【大失敗】生活習慣病管理料【愚痴】

先日書いた卸A社がくれた資料中の「生活習慣病管理料」について。
こいつは平成18年度診療報酬改定で現行制度となった点数で、算定基準は次の通り。

高脂血症*1、高血圧症、糖尿病を主病とする入院外の患者に対して、治療計画を策定し、それに基づいて生活習慣に関する総合的な指導と治療管理を行った場合に月1回に限り算定。

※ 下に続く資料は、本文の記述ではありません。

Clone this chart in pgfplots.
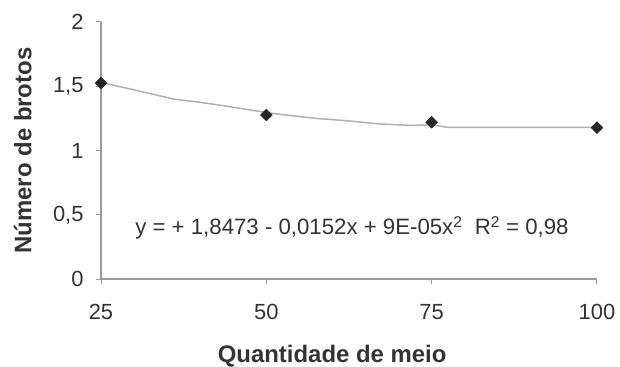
\documentclass[border=0pt]{standalone}
\usepackage{pgfplots}
\pgfplotsset{compat=1.18}
\usepackage{fontspec}
\setmainfont{Liberation Sans}
\definecolor{axgray}{HTML}{9A9A9A}
\definecolor{txt}{HTML}{333333}
\definecolor{trend}{HTML}{B0B0B0}
\begin{document}
\begin{tikzpicture}
\path[use as bounding box] (0,0) rectangle (620bp,367bp);
\begin{axis}[
  at={(101bp,88bp)}, anchor=south west,
  scale only axis, width=496bp, height=257bp,
  xmin=25, xmax=100, ymin=0, ymax=2,
  axis x line*=bottom, axis y line*=left,
  xtick={25,50,75,100}, xticklabels={25,50,75,100},
  ytick={0,0.5,1,1.5,2}, yticklabels={0,{0,5},1,{1,5},2},
  tick align=outside, major tick length=5bp,
  axis line style={axgray, line width=1.2bp},
  tick style={axgray, line width=1bp},
  ticklabel style={font=\fontsize{22}{25}\selectfont, text=txt},
  xticklabel style={yshift=-17bp},
  yticklabel style={xshift=-9bp},
  xlabel={Quantidade de meio}, ylabel={Número de brotos},
  label style={font=\bfseries\fontsize{24}{27}\selectfont, text=txt},
  xlabel style={at={(axis description cs:0.466,-0.300)}, anchor=center},
  ylabel style={at={(axis description cs:-0.158,0.5)}, anchor=center},
  clip=false,
  /pgf/number format/assume math mode=true,
]
\addplot[trend, line width=1.5bp, no marks] coordinates {
  (25,1.53) (31,1.46) (36,1.40) (40,1.375) (44,1.345) (47,1.32) (50,1.295)
  (53,1.276) (57.5,1.25) (62.5,1.23) (67,1.207) (72,1.195) (75,1.20)
  (77.5,1.18) (100,1.18)};
\addplot[only marks, mark=square*, mark size=4.2bp,
  mark options={rotate=45, fill=black!85, draw=black!85}] coordinates {
  (25,1.525) (50,1.276) (75,1.22) (100,1.178)};
\node[font=\fontsize{22.3}{25}\selectfont, text=txt] at (axis cs:62.95,0.397)
  {y = + 1,8473 - 0,0152x + 9E-05x\textsuperscript{2}\ \ R\textsuperscript{2} = 0,98};
\end{axis}
\end{tikzpicture}
\end{document}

所定の点数には、指導管理等、検査、投薬、注射の費用は含まれる。

  • 高脂血症: 900/1460点
  • 高血圧症: 950/1310点
  • 糖尿病:1050/1560点

院外処方箋を交付する場合/しない場合)

で、第112回中央社会保険医療協議会議事録によると、本点数の算定を行っている病院が14.1%、診療所で6.9%と、ほとんど算定されていない。
算定を行わない理由として最も大きいのは「点数の設定が高く、患者の負担増につながるから」が53.4%。
ついで「自施設単独での対応が難しかったから」14.3%、「療養計画書を作成することが手間だから」13.2%となっています。
確かにこの点数は高い、高すぎると思いますよ。
保険点数1点は=¥10円ですから、仮に糖尿病の指導を受けて本点数を算定され、院内処方を受けたとすると、3割負担の患者だと¥4680ですよ?
一方、検査や注射もまるめになっているので、下手にHOMA−R調べたり血管造影したりすると、今度は病院側が赤字になるんじゃないか?
一体誰がこんな点数設定で喜ぶのか疑問がわくことこの上ないです。
また、高脂血症、高血圧、糖尿病の点数順が院内、院外で変わるのも不思議。
院内と院外の点数の差も、薬が一番安そうな高脂血症で最も大きく、一番高そうな高血圧で最も小さいのも疑問。
もうね、あっちもこっちも疑問だらけ。
ちなみに本点数を算定した患者の満足度は「高い」「やや高い」をあわせて72.2%*2とのこと。
自信たっぷりで結構なことですが、算定した医療機関の平均診察時間は13.4分、その後療養計画書作成に要する時間は初回用で19.3分、継続用で11.3分とのこと。
30分前後の指導に¥4000強、ほんとにそんな価値あるの?
うちら薬剤師が服薬指導加算*3を取ったら22点、3割負担で¥60よ?
どんなにたいしたことない服薬指導加算でも、指導と薬歴記載で5分、多くの場合10分以上はかかるよ?
30分かけて3〜4件算定したとしても¥200よ?
いくら諸費用がまるめになっているとはいっても病院様の医療行為はうちらの医療行為の20倍もの価値があるですか、そうですか。
βακα役人どもはもう少しまともな点数設定ができないものかな…。
それともこれこそが医師会と薬剤師会の影響力の違いなのかな…。

*1:制定当時。現在は脂質異常症と呼ぶことになりつつある。

*2:算定した医療機関側の評価であることに注意。

*3:保険薬剤師が患者または家族等との対話により情報収集するとともに、薬剤服用歴の記録に基づき、投与される薬剤の適正使用のために必要な服薬指導を行った場合に算定。